Сторонников церковного либерализма и соборности могла пугать и фигура второго по популярности иерарха, митрополита Арсения (Стадницкого). Яркий, красивый, образованный, Арсений считался сторонником «просвещенного абсолютизма», как тогда говорили. Арсений был поклонником церковной старины, всеми силами содействовал сохранению церковных древностей в Новгороде. Будущий патриарх Алексий (Симанский) вспоминал, как Арсений обругал его, когда тот позволил себе перепланировать свою келью в Новгороде. «Это же древность это XVI век, это нельзя трогать».
Его реплики и замечания в резолюциях и письмах и выступления на Соборе характеризуют его как одного из самых выдающихся архиереев Русской Церкви не только за данный период.

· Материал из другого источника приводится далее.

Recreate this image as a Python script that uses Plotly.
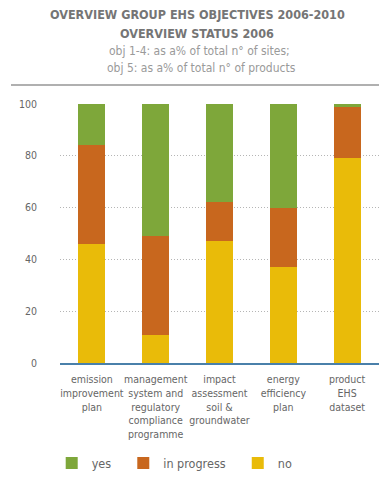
import plotly.graph_objects as go

categories = ["emission<br>improvement<br>plan",
              "management<br>system and<br>regulatory<br>compliance<br>programme",
              "impact<br>assessment<br>soil &<br>groundwater",
              "energy<br>efficiency<br>plan",
              "product<br>EHS<br>dataset"]
no_vals = [46, 11, 47, 37, 79]
progress_vals = [38, 38, 15, 23, 20]
yes_vals = [16, 51, 38, 40, 1]
y_ticks = [0, 20, 40, 60, 80, 100]

FONT = "DejaVu Sans Condensed, sans-serif"

fig = go.Figure()
fig.add_trace(go.Bar(x=categories, y=no_vals, name="no\u00a0\u00a0", marker_color="#e9bb09", marker_line_width=0))
fig.add_trace(go.Bar(x=categories, y=progress_vals, name="in progress\u00a0\u00a0", marker_color="#c8671e", marker_line_width=0))
fig.add_trace(go.Bar(x=categories, y=yes_vals, name="yes\u00a0\u00a0", marker_color="#7ea73a", marker_line_width=0))

fig.update_layout(
    width=379, height=477,
    barmode="stack", bargap=0.575,
    margin=dict(l=60, r=0, t=104, b=114, autoexpand=False),
    paper_bgcolor="white", plot_bgcolor="white",
    font=dict(family=FONT, color="#666666", size=11),
    showlegend=True,
    legend=dict(orientation="h", traceorder="reversed", x=-0.026, xanchor="left",
                y=-0.33, yanchor="top", font=dict(size=12.5, color="#666666"),
                itemwidth=30),
    xaxis=dict(showline=True, linecolor="#4a80aa", linewidth=1.5, ticks="", tickangle=0,
               automargin=False, ticklabelstandoff=6,
               tickfont=dict(size=10.5, color="#666666"), fixedrange=True),
    yaxis=dict(range=[0, 100], tickvals=y_ticks, showgrid=True, gridcolor="#b5b5b5",
               griddash="1px,2px", gridwidth=1, zeroline=False, ticklabelstandoff=22,
               automargin=False, tickfont=dict(size=10.5, color="#666666")),
    shapes=[dict(type="line", xref="paper", yref="paper", x0=(11 - 60) / 319, x1=1.0,
                 y0=(363 - 85) / 259, y1=(363 - 85) / 259,
                 line=dict(color="#b0b0b0", width=2))],
    annotations=[
        dict(text="<b>OVERVIEW GROUP EHS OBJECTIVES 2006-2010</b>", xref="paper", yref="paper",
             x=(197 - 60) / 319, y=(363 - 14) / 259, xanchor="center", yanchor="middle",
             showarrow=False, font=dict(size=12.5, color="#757575", family=FONT)),
        dict(text="<b>OVERVIEW STATUS 2006</b>", xref="paper", yref="paper",
             x=(197 - 60) / 319, y=(363 - 33) / 259, xanchor="center", yanchor="middle",
             showarrow=False, font=dict(size=12.5, color="#757575", family=FONT)),
        dict(text="obj 1-4: as a% of total n° of sites;", xref="paper", yref="paper",
             x=(199 - 60) / 319, y=(363 - 51) / 259, xanchor="center", yanchor="middle",
             showarrow=False, font=dict(size=12, color="#9a9a9a", family=FONT)),
        dict(text="obj 5: as a% of total n° of products", xref="paper", yref="paper",
             x=(201 - 60) / 319, y=(363 - 68) / 259, xanchor="center", yanchor="middle",
             showarrow=False, font=dict(size=12, color="#9a9a9a", family=FONT)),
    ],
)

fig.write_html("out.html")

Можно осторожно сказать, что это была бы самая лучшая кандидатура на патриарший престол. Нельзя представить, чтобы Арсений матерился, как Антоний (Храповицкий), или рассказывал анекдоты, как Тихон (Беллавин).
Третий кандидат, на которого и пал жребий, был фигурой менее популярной. Тихон был скромным человеком и никогда не претендовал на первые роли в Церкви. За доброту, искреннюю церковность, чувство юмора его уважали церковные люди разной политической ориентации. Тихона просто любили, и любили все. Его анекдоты и афоризмы становились общеизвестными. Наиболее широко известен один: когда при строительстве первого мавзолея Ленина повредили канализационную трубу и в здание попали нечистоты, Тихон сказал: «По мощам и елей».
Он устраивал и правых и левых, он, можно сказать, был компромиссной фигурой. Его избрание на патриарший престол происходило одновременно с первыми боями Гражданской войны в Москве. Попытки Церкви мирно урегулировать конфронтацию ни к чему не привели.